• _Work to be completed_
Copy exactly the lines from the one containing "Output the web" through the one containing "have to increase');", both included, and leave out any pictures.

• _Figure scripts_
◇ ◇ ◇ ◇ ◇ ◇ ◇
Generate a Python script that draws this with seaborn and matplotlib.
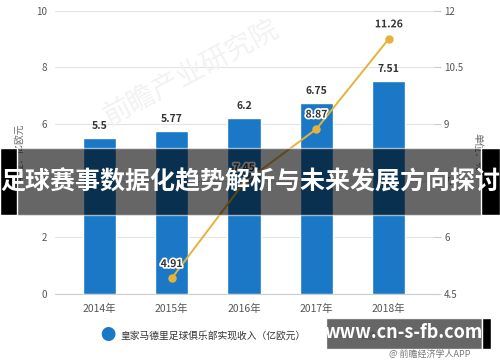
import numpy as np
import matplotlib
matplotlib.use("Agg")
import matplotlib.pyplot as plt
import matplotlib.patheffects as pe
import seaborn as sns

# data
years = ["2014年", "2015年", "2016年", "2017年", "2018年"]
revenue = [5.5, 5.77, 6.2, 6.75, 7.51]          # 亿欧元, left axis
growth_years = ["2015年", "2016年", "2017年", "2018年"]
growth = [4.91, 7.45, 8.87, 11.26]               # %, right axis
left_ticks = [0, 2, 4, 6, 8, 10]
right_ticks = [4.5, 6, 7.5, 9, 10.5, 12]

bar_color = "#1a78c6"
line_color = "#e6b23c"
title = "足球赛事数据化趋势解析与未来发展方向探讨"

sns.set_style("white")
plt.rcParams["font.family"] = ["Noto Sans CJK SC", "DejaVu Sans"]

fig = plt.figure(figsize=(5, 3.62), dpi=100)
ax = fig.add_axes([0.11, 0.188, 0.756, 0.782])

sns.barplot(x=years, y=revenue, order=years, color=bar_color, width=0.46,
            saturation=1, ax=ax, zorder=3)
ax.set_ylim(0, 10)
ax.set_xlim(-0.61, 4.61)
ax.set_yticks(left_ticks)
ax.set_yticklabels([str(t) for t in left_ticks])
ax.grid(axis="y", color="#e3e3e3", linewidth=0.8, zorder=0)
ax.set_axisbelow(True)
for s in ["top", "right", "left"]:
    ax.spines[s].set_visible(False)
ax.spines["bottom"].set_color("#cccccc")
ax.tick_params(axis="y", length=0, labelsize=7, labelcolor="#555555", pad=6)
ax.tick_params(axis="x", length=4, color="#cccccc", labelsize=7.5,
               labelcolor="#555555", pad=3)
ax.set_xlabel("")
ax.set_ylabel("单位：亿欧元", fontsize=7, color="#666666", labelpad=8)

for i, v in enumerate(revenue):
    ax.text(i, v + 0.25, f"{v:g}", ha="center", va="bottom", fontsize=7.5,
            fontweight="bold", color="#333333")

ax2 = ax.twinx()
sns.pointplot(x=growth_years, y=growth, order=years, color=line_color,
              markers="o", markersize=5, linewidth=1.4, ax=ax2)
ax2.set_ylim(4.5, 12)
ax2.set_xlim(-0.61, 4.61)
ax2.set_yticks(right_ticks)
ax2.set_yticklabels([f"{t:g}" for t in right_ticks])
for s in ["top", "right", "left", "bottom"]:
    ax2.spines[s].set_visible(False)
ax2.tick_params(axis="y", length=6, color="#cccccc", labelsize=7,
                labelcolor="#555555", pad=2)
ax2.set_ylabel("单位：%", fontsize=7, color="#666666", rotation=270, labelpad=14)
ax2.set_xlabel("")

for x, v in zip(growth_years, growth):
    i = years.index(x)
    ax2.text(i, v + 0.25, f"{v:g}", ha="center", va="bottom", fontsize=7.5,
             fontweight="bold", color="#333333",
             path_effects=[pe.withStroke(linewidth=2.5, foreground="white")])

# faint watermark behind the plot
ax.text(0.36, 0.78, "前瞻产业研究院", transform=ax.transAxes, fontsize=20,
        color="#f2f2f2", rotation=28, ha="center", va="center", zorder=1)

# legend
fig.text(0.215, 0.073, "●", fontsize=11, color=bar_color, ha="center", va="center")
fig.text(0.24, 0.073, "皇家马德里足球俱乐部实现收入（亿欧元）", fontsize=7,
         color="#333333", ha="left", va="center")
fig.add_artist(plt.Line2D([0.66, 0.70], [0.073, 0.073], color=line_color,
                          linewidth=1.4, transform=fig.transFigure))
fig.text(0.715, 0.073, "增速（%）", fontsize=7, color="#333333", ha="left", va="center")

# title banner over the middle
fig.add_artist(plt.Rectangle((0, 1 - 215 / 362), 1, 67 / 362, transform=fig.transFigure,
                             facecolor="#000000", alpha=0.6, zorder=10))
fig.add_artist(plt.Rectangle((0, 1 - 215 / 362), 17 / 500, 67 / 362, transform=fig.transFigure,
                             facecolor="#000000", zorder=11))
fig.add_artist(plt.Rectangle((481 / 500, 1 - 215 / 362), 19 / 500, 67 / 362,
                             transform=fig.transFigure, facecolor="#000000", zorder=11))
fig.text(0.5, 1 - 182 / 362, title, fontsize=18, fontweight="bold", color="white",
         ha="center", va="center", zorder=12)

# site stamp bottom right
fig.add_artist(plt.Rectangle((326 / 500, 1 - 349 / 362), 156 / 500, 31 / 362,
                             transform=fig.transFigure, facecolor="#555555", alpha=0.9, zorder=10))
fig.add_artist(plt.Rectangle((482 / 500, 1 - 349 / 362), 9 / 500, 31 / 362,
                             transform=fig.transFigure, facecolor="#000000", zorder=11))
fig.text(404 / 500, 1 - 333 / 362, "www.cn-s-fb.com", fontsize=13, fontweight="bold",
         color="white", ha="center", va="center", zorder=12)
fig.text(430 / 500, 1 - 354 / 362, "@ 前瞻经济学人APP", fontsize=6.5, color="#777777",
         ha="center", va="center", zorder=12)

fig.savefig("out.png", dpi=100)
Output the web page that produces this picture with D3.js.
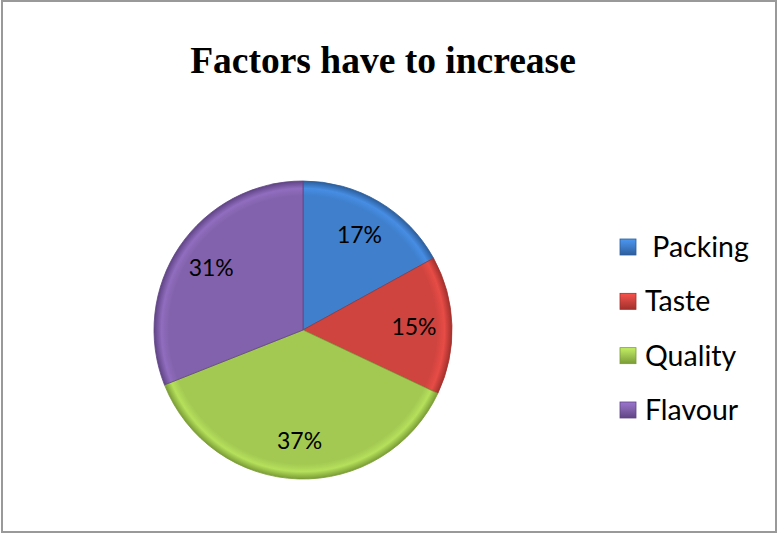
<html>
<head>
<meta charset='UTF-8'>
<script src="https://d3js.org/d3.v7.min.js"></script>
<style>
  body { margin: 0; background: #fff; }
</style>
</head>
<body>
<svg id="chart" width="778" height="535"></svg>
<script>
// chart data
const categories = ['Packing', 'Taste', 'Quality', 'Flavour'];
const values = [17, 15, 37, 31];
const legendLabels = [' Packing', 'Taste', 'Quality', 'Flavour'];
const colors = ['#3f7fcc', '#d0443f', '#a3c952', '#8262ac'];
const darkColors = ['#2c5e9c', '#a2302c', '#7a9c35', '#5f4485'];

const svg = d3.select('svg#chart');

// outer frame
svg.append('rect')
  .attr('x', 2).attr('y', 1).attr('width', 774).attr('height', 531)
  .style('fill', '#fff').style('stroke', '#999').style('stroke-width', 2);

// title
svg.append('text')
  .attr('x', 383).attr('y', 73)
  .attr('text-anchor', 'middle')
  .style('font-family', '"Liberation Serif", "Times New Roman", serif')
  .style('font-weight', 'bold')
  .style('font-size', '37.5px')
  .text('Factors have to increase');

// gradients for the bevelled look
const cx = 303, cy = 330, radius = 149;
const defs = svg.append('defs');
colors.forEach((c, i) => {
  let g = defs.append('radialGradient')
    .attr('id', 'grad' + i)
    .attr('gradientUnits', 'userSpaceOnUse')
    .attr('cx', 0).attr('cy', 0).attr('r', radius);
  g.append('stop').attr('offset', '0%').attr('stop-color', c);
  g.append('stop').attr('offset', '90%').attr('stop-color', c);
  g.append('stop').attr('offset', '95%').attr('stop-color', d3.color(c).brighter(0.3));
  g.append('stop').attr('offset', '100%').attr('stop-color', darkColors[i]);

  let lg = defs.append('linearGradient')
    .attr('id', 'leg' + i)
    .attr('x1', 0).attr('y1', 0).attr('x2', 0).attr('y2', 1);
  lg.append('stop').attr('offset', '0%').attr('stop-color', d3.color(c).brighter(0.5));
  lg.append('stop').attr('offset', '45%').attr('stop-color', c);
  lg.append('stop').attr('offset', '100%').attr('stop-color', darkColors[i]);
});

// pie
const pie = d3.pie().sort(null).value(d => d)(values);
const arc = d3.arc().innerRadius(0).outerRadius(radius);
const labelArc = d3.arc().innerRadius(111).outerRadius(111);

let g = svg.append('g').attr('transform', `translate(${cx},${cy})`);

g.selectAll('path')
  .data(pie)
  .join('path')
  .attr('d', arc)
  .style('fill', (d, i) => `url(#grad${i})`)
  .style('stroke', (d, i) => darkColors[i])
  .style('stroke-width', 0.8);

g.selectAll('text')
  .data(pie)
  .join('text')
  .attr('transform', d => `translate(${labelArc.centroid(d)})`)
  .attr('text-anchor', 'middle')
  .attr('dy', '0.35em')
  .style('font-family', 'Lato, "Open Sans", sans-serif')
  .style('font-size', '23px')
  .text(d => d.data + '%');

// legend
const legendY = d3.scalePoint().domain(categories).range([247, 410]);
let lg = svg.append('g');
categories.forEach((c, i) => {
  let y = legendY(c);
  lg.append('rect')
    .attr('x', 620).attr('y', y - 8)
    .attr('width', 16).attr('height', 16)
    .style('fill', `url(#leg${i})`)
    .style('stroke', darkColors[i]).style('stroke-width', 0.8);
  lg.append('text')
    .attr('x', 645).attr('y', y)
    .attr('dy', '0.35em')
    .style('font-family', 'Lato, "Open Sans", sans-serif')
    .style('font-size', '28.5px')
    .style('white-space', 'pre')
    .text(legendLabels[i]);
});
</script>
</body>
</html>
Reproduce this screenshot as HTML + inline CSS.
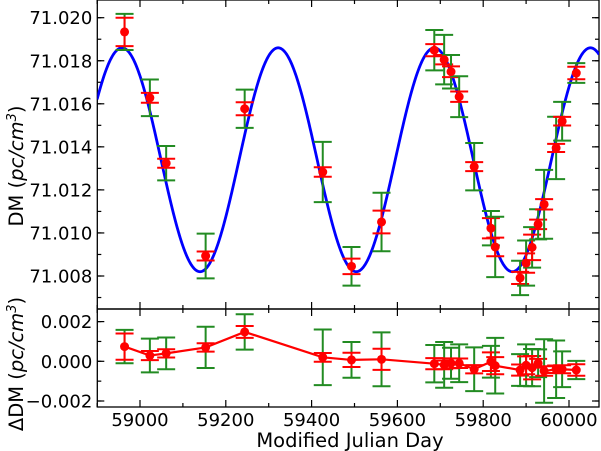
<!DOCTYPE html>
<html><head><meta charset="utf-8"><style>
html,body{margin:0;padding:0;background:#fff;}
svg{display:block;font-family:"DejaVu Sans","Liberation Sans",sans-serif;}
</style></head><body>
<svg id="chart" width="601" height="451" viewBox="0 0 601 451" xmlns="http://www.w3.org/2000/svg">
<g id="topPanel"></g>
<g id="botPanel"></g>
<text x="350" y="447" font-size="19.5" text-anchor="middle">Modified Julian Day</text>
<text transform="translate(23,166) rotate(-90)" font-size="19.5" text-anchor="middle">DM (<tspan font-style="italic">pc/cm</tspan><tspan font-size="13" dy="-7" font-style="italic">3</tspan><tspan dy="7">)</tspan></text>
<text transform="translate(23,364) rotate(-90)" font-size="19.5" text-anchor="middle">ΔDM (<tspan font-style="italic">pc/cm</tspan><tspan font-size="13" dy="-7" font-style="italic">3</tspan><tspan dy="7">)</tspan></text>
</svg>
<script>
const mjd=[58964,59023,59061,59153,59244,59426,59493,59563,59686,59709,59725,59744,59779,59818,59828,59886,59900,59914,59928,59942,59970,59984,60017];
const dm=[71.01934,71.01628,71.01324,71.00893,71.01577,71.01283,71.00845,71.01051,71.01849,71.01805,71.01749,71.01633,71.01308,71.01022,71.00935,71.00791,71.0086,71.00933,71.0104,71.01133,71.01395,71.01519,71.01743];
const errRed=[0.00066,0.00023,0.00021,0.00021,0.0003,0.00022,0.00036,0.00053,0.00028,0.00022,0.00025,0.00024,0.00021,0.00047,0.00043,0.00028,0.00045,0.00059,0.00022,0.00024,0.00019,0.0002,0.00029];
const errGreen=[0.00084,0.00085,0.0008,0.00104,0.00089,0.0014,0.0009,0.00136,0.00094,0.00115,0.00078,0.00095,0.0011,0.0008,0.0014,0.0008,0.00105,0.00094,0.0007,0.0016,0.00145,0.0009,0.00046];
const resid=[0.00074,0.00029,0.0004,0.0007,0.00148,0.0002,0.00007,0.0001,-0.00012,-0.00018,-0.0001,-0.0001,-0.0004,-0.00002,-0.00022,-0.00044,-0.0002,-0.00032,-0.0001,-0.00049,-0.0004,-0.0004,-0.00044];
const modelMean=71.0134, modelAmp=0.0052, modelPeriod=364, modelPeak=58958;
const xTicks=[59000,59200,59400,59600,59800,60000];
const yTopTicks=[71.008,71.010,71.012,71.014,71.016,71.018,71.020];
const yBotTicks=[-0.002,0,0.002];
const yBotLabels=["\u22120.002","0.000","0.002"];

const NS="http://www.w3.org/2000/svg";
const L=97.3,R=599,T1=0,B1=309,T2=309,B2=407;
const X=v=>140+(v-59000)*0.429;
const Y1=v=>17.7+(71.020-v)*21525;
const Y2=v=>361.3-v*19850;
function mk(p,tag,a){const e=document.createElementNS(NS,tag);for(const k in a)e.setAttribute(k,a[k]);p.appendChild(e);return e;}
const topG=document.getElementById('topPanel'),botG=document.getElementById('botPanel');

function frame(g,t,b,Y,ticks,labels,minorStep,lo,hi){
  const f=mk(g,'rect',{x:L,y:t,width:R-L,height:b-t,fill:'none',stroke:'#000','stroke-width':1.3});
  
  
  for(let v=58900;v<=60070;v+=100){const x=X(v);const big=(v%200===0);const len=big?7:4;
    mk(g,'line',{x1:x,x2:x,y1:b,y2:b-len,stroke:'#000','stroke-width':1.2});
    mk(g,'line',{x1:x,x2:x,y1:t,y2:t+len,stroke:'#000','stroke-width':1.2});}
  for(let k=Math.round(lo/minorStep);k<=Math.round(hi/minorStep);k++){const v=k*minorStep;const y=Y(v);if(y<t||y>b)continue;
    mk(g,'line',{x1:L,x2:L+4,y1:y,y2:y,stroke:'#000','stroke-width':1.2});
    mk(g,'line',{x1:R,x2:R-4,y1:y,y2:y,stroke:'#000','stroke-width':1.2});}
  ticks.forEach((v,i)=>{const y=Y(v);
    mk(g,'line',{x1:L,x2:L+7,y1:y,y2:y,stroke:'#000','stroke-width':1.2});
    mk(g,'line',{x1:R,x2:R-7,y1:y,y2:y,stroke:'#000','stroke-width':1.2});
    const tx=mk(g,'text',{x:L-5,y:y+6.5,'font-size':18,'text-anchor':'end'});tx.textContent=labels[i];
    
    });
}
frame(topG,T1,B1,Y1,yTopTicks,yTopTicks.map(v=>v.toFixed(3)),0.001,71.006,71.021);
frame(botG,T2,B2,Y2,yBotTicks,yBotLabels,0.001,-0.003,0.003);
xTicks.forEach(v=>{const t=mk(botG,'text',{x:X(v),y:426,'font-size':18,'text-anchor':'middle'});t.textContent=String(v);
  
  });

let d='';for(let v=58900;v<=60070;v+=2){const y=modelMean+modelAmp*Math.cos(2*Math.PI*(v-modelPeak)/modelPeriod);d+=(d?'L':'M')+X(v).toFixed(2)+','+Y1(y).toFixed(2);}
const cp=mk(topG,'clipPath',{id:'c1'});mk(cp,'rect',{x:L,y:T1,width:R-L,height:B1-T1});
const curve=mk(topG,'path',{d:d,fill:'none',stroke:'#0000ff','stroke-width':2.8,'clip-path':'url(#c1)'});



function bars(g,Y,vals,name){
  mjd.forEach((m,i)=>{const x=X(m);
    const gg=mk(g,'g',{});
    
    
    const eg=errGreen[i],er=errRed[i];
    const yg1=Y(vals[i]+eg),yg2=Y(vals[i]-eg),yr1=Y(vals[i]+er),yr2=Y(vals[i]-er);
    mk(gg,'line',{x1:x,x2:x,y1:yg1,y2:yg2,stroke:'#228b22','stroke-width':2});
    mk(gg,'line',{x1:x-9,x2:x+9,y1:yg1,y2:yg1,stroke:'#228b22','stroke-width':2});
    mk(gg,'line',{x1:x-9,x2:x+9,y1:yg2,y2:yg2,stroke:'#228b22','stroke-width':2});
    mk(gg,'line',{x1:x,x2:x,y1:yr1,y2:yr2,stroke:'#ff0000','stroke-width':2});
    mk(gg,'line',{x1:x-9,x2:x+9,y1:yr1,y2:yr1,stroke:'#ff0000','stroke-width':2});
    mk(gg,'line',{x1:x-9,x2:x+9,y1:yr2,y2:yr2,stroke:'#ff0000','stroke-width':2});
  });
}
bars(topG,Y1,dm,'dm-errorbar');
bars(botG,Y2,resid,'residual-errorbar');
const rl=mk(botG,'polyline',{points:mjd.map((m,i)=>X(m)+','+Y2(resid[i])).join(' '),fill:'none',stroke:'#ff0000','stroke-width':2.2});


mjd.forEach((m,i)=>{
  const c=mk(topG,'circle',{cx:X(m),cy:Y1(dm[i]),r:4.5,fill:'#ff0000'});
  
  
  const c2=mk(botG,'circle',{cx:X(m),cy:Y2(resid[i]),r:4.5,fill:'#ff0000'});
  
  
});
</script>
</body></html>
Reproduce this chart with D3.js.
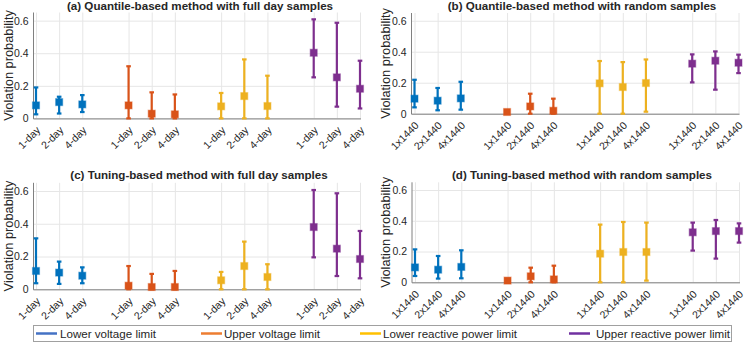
◇ ◇ ◇ ◇ ◇ ◇ ◇
• _Exercise answer_
Output the web page that produces this picture with D3.js.
<html>
<head>
<meta charset='UTF-8'>
<script src="https://d3js.org/d3.v7.min.js"></script>
<style>
  body { margin: 0; background: #fff; }
</style>
</head>
<body>
<svg id="chart" width="778" height="535"></svg>
<script>
// chart data
const categories = ['Packing', 'Taste', 'Quality', 'Flavour'];
const values = [17, 15, 37, 31];
const legendLabels = [' Packing', 'Taste', 'Quality', 'Flavour'];
const colors = ['#3f7fcc', '#d0443f', '#a3c952', '#8262ac'];
const darkColors = ['#2c5e9c', '#a2302c', '#7a9c35', '#5f4485'];

const svg = d3.select('svg#chart');

// outer frame
svg.append('rect')
  .attr('x', 2).attr('y', 1).attr('width', 774).attr('height', 531)
  .style('fill', '#fff').style('stroke', '#999').style('stroke-width', 2);

// title
svg.append('text')
  .attr('x', 383).attr('y', 73)
  .attr('text-anchor', 'middle')
  .style('font-family', '"Liberation Serif", "Times New Roman", serif')
  .style('font-weight', 'bold')
  .style('font-size', '37.5px')
  .text('Factors have to increase');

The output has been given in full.